== DATASET EXTRACT ==
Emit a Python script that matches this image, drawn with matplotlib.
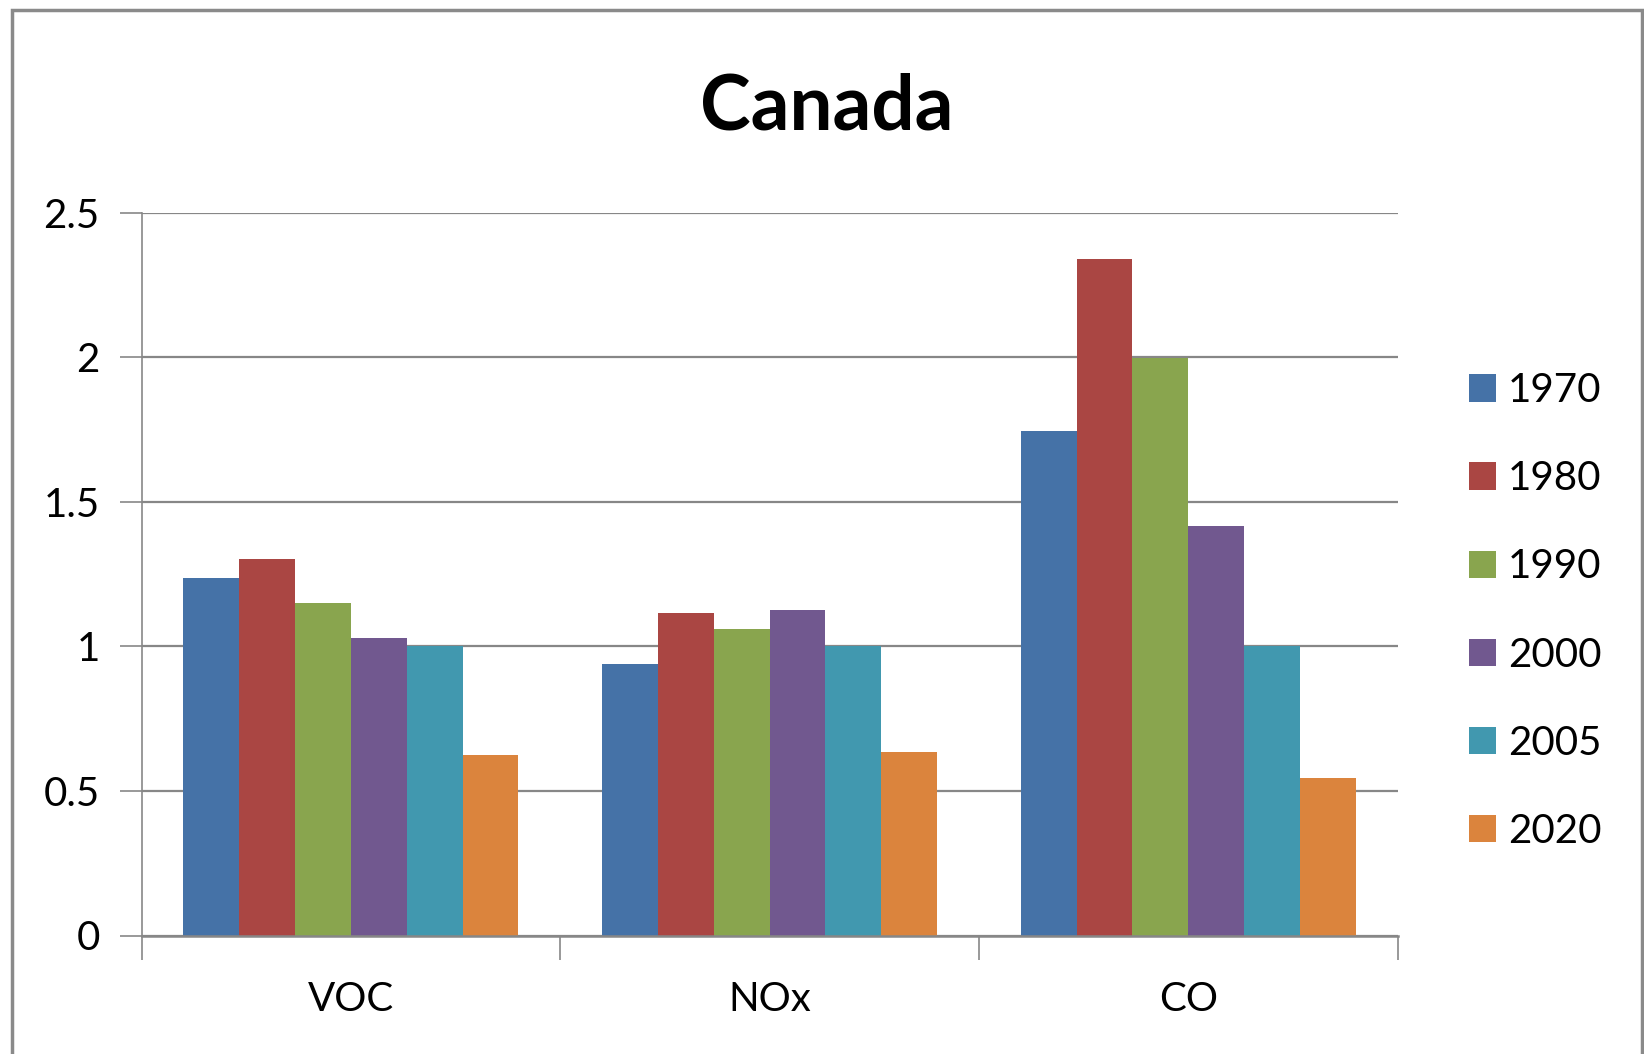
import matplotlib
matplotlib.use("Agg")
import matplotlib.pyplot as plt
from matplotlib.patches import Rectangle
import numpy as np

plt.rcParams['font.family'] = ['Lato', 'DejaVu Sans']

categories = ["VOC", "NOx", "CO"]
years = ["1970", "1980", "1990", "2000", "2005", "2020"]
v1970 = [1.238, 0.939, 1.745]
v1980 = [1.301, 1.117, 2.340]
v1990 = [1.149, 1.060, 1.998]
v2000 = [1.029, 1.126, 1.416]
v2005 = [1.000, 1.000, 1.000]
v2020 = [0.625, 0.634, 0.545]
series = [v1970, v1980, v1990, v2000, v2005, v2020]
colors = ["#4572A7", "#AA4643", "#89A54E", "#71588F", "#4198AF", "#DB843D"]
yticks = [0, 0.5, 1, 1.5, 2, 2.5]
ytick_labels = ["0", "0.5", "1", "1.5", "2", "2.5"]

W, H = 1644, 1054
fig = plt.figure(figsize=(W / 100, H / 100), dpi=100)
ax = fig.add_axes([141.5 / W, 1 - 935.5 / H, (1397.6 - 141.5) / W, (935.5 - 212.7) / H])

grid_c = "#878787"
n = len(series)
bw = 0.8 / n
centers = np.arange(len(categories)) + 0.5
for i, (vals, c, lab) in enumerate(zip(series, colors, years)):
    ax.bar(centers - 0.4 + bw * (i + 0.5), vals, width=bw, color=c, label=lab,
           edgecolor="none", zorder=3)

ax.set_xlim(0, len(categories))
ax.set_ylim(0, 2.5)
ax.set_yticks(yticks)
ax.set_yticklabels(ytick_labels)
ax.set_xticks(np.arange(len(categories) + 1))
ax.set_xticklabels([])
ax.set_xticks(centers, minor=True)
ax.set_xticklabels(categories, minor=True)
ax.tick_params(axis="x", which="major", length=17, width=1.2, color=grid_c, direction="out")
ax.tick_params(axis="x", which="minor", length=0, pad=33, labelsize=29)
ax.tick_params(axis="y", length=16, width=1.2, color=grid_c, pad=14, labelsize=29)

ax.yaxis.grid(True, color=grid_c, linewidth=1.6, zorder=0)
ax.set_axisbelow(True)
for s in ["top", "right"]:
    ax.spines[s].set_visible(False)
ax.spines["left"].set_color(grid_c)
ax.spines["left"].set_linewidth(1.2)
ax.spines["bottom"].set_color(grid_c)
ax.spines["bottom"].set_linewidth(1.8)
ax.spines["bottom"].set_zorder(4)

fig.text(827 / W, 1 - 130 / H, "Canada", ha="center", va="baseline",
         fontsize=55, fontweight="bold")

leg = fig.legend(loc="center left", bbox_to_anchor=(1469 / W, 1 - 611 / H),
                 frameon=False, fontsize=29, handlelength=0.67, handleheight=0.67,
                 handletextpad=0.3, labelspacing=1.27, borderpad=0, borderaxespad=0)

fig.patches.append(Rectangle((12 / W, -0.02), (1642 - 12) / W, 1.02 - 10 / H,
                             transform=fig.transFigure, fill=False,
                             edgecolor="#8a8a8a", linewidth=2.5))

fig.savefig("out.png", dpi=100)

== EXERCISE AIM ==
Reproduce the material above exactly, first line through the line that contains "plt.rcParams['font.family'] = ['Lato', 'DejaVu", minus the pictures.

== CORRECT RESULT ==
Emit a Python script that matches this image, drawn with matplotlib.
import matplotlib
matplotlib.use("Agg")
import matplotlib.pyplot as plt
from matplotlib.patches import Rectangle
import numpy as np

plt.rcParams['font.family'] = ['Lato', 'DejaVu Sans']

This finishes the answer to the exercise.